The ‘Sponsor an Olive Tree’ project envisages the launch of an extra virgin olive oil brand and the construction of its own olive oil mill, the creation “in the medium term” of a canning factory to restore the area’s vegetable gardens and promote local products, as well as a composting unit in the Abrantes region “to encourage the settlement of the rural population” in the area.
“This unique initiative in Portugal is a clear example of how we want to transform the Abrantes region to build, alongside a great energy development, future opportunities linked to the territory,” said Soler, noting that “the promotion of agribusiness leaves added value in the local community and allows the opening of new opportunities for the population.”
According to the Endesa Portugal managing director, “this is the first step of the socio-economic project that commits Endesa to a fair transition after the conclusion of the Pego power plant operation.”
The mayor of Abrantes, Manuel Jorge Valamatos, who was present at the session, said of the project that it “will enhance the creation of synergies between olive oil products and help leverage all the resources installed in the county” in a sector that is considered “strategic” for the municipality.
Soler, when questioned about the fate of the cooling towers of the Pego plant – which generated energy from coal up until 2021 and which continues to use natural gas – said that they “will not be dismantled” in the near future, recalling the risks associated with the demolition of such structures and that the combined-cycle gas-fired plant is to continue to operate there until 2036.
“The towers are not going to be dismantled in the short term due to the fact that we have the combined cycle still running and demolition is a risky operation,” he said. “We are going to keep them and they are going to be an icon of the region.

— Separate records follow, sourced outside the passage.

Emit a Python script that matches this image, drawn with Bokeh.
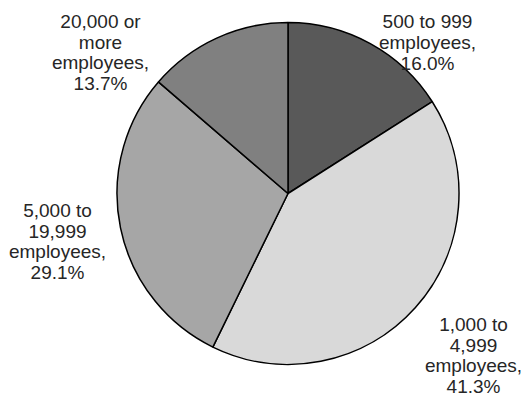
import math
from bokeh.plotting import figure
from bokeh.models import Range1d, ColumnDataSource
from bokeh.core.properties import value
from bokeh.embed import file_html
from bokeh.resources import INLINE

# Data
categories = ["500 to 999 employees", "1,000 to 4,999 employees",
              "5,000 to 19,999 employees", "20,000 or more employees"]
labels = ["500 to 999\nemployees,\n16.0%",
          "1,000 to\n4,999\nemployees,\n41.3%",
          "5,000 to\n19,999\nemployees,\n29.1%",
          "20,000 or\nmore\nemployees,\n13.7%"]
shares = [16.0, 41.3, 29.1, 13.7]
colors = ["#595959", "#d9d9d9", "#a6a6a6", "#808080"]

# Layout (screen-like data units)
W, H = 529, 398
cx, cy, R = 287.5, 205.0, 171.0
label_pos = [(427, 356), (473, 43), (57, 157), (100, 346)]

total = sum(shares)
starts, ends = [], []
acc = 0.0
for s in shares:
    a0 = math.pi / 2 - 2 * math.pi * acc / total
    acc += s
    a1 = math.pi / 2 - 2 * math.pi * acc / total
    starts.append(a0)
    ends.append(a1)

src = ColumnDataSource(dict(start=starts, end=ends, color=colors, cat=categories))

p = figure(width=W, height=H, output_backend="svg", toolbar_location=None,
           x_range=Range1d(0, W), y_range=Range1d(0, H), min_border=0)
p.axis.visible = False
p.grid.visible = False
p.outline_line_color = None
p.background_fill_color = "white"

p.wedge(x=cx, y=cy, radius=R, start_angle="start", end_angle="end",
        direction="clock", fill_color="color", line_color="black",
        line_width=1.5, source=src)

tsrc = ColumnDataSource(dict(x=[a for a, b in label_pos], y=[b for a, b in label_pos], t=labels))
p.text(x="x", y="y", text="t", source=tsrc, text_align="center",
       text_baseline="middle", text_font=value("Liberation Sans"),
       text_font_size="19px", text_color="#262626", text_line_height=0.98)

open("out.html", "w").write(file_html(p, INLINE))
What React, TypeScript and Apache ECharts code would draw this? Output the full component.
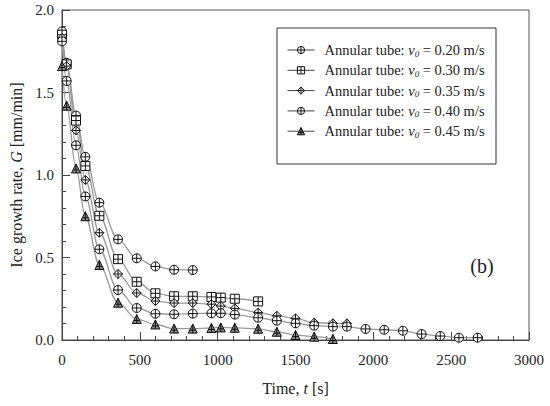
import React, { useEffect, useRef } from "react";
import * as echarts from "echarts";

const FONT = "'Liberation Serif', 'Times New Roman', serif";

// Time points [s] and ice growth rate G [mm/min] for each inlet velocity
const t020 = [0, 30, 90, 150, 240, 360, 480, 600, 720, 840];
const g020 = [1.87, 1.68, 1.36, 1.11, 0.832, 0.61, 0.495, 0.446, 0.426, 0.424];

const t030 = [0, 30, 90, 150, 240, 360, 480, 600, 720, 840, 960, 1020, 1110, 1260];
const g030 = [1.85, 1.67, 1.33, 1.055, 0.753, 0.49, 0.353, 0.283, 0.265, 0.265, 0.261, 0.257, 0.25, 0.234];

const t035 = [0, 30, 90, 150, 240, 360, 480, 600, 720, 840, 960, 1020, 1110, 1260, 1380, 1500, 1620, 1740, 1830];
const g035 = [1.83, 1.66, 1.27, 0.97, 0.65, 0.4, 0.285, 0.236, 0.224, 0.224, 0.217, 0.206, 0.192, 0.166, 0.147, 0.131, 0.105, 0.101, 0.101];

const t040 = [0, 30, 90, 150, 240, 360, 480, 600, 720, 840, 960, 1020, 1110, 1260, 1380, 1500, 1620, 1740, 1830, 1950, 2070, 2190, 2310, 2430, 2550, 2670];
const g040 = [1.81, 1.57, 1.18, 0.87, 0.55, 0.303, 0.194, 0.159, 0.156, 0.16, 0.162, 0.162, 0.154, 0.135, 0.117, 0.101, 0.087, 0.081, 0.081, 0.067, 0.062, 0.056, 0.036, 0.024, 0.014, 0.014];

const t045 = [0, 30, 90, 150, 240, 360, 480, 600, 720, 840, 960, 1020, 1110, 1260, 1380, 1500, 1620, 1740];
const g045 = [1.66, 1.42, 1.04, 0.75, 0.455, 0.226, 0.127, 0.094, 0.069, 0.069, 0.073, 0.076, 0.074, 0.068, 0.05, 0.03, 0.02, 0.006];

const velocities = ["0.20", "0.30", "0.35", "0.40", "0.45"];
const xTicks = [0, 500, 1000, 1500, 2000, 2500, 3000];
const yTicks = [0, 0.5, 1.0, 1.5, 2.0];

const CIRCLE = "path://M10 0 A10 10 0 1 1 10 20 A10 10 0 1 1 10 0 Z M10 0 L10 20 M0 10 L20 10";
const SQUARE = "path://M0 0 L20 0 L20 20 L0 20 Z M10 0 L10 20 M0 10 L20 10";
const DIAMOND = "path://M10 0 L20 10 L10 20 L0 10 Z M10 0 L10 20 M0 10 L20 10";
const TRIANGLE = "path://M10 0 L20 18 L0 18 Z M10 0 L10 18 M4 12 L16 12";

const MARK = { color: "#fff", borderColor: "#111", borderWidth: 1 };
const MARK_TRI = { color: "#8a8a8a", borderColor: "#111", borderWidth: 1 };

const seriesDefs = [
  { v: velocities[0], t: t020, g: g020, symbol: CIRCLE, style: MARK },
  { v: velocities[1], t: t030, g: g030, symbol: SQUARE, style: MARK },
  { v: velocities[2], t: t035, g: g035, symbol: DIAMOND, style: MARK },
  { v: velocities[3], t: t040, g: g040, symbol: CIRCLE, style: MARK },
  { v: velocities[4], t: t045, g: g045, symbol: TRIANGLE, style: MARK_TRI },
];

export default function App() {
  const ref = useRef<HTMLDivElement>(null);
  useEffect(() => {
    if (!ref.current) return;
    const chart = echarts.init(ref.current, null, { renderer: "svg" });
    const option: any = {
      animation: false,
      backgroundColor: "#fff",
      textStyle: { fontFamily: FONT, color: "#222" },
      grid: {
        left: 60,
        right: 21,
        top: 10,
        bottom: 66,
        show: true,
        borderColor: "#555",
        borderWidth: 1,
        backgroundColor: "transparent",
      },
      xAxis: {
        type: "value",
        min: xTicks[0],
        max: xTicks[xTicks.length - 1],
        interval: 500,
        name: "{n|Time, }{i|t}{n| [s]}",
        nameLocation: "middle",
        nameGap: 40,
        nameTextStyle: {
          fontFamily: FONT,
          fontSize: 16,
          color: "#222",
          rich: {
            n: { fontFamily: FONT, fontSize: 16, color: "#222" },
            i: { fontFamily: FONT, fontSize: 16, fontStyle: "italic", color: "#222" },
          },
        },
        axisLine: { show: true, lineStyle: { color: "#444", width: 1 } },
        axisTick: { show: true, inside: true, length: 8, lineStyle: { color: "#444" } },
        minorTick: { show: true, splitNumber: 5, length: 4, lineStyle: { color: "#444" } },
        splitLine: { show: false },
        axisLabel: {
          fontFamily: FONT,
          fontSize: 15,
          color: "#222",
          margin: 12,
          formatter: (v: number) => String(v),
        },
      },
      yAxis: {
        type: "value",
        min: yTicks[0],
        max: yTicks[yTicks.length - 1],
        interval: 0.5,
        name: "{n|Ice growth rate, }{i|G}{n| [mm/min]}",
        nameLocation: "middle",
        nameGap: 38,
        nameTextStyle: {
          fontFamily: FONT,
          fontSize: 16,
          color: "#222",
          rich: {
            n: { fontFamily: FONT, fontSize: 16, color: "#222" },
            i: { fontFamily: FONT, fontSize: 16, fontStyle: "italic", color: "#222" },
          },
        },
        axisLine: { show: true, lineStyle: { color: "#444", width: 1 } },
        axisTick: { show: true, inside: true, length: 8, lineStyle: { color: "#444" } },
        minorTick: { show: true, splitNumber: 5, length: 4, lineStyle: { color: "#444" } },
        splitLine: { show: false },
        axisLabel: {
          fontFamily: FONT,
          fontSize: 15,
          color: "#222",
          margin: 8,
          formatter: (v: number) => v.toFixed(1),
        },
      },
      legend: {
        orient: "vertical",
        left: 287,
        top: 42,
        padding: 0,
        itemWidth: 27,
        itemHeight: 9,
        itemGap: 4.3,
        data: seriesDefs.map((s) => ({ name: s.v, itemStyle: s.style })),
        lineStyle: { color: "#444", width: 1 },
        formatter: (name: string) => `{n|Annular tube: }{i|v}{s|0}{n| = ${name} m/s}`,
        textStyle: {
          fontFamily: FONT,
          fontSize: 14.5,
          color: "#222",
          lineHeight: 16,
          padding: [0, 0, 0, 5],
          rich: {
            n: { fontFamily: FONT, fontSize: 14.5, color: "#222", lineHeight: 16 },
            i: { fontFamily: FONT, fontSize: 14.5, fontStyle: "italic", color: "#222", lineHeight: 16 },
            s: {
              fontFamily: FONT,
              fontSize: 9,
              fontStyle: "italic",
              color: "#222",
              lineHeight: 16,
              verticalAlign: "bottom",
            },
          },
        },
      },
      graphic: [
        {
          type: "rect",
          z: 3,
          shape: { x: 277, y: 28, width: 219, height: 136 },
          style: { fill: "#fff", stroke: "#333", lineWidth: 1 },
        },
        {
          type: "text",
          z: 5,
          x: 482,
          y: 266,
          style: {
            text: "(b)",
            font: `20px ${FONT}`,
            fill: "#222",
            textAlign: "center",
            textVerticalAlign: "middle",
          },
        },
      ],
      series: seriesDefs.map((s) => ({
        name: s.v,
        type: "line",
        data: s.t.map((x, i) => [x, s.g[i]]),
        symbol: s.symbol,
        symbolSize: 9,
        showAllSymbol: true,
        smooth: 0.35,
        smoothMonotone: "x",
        lineStyle: { color: "#9a9a9a", width: 1.3 },
        itemStyle: s.style,
        emphasis: { disabled: true },
        z: 2,
      })),
    };
    chart.setOption(option);
    return () => chart.dispose();
  }, []);
  return (
    <div
      ref={ref}
      style={{ position: "absolute", left: 0, top: 0, width: 550, height: 406 }}
    />
  );
}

At the moment they are not going to be dismantled.”
After the closure of the Pego thermal power plant in 2021, Endesa – through its subsidiary Endesa Generación Portugal – in 2022 won the public tender for the ‘fair transition’ of Pego with a project that combines the hybridisation of renewable sources and storage in what is to be the largest battery in Europe, with social and economic development initiatives.
The project foresees an investment of €600 million, the professional retraining of 2,000 people and the creation of 75 direct jobs, with a commitment to give preference to taking on workers from the former coal plant.
With its victory in the bidding, Endesa obtained a right to a 224-MVA connection to the Public Service Electrical Network (RESP), in a project that foresees the installation of 365 MWp of solar energy, 264 MW of wind energy, with integrated storage of 168.6 MW, and a 500 kW electrolyser for the production of green hydrogen.
Endesa is Spain’s largest electricity generating company and number two in gas distribution in Spain.
In Portugal, in addition to the Pego plant, it also has projects for solar energy generation in the Algarve and at the Alto Rabagão dam, in Montalegre.
Endesa last year made a profit of €2.541 billion, up 77% on 2021.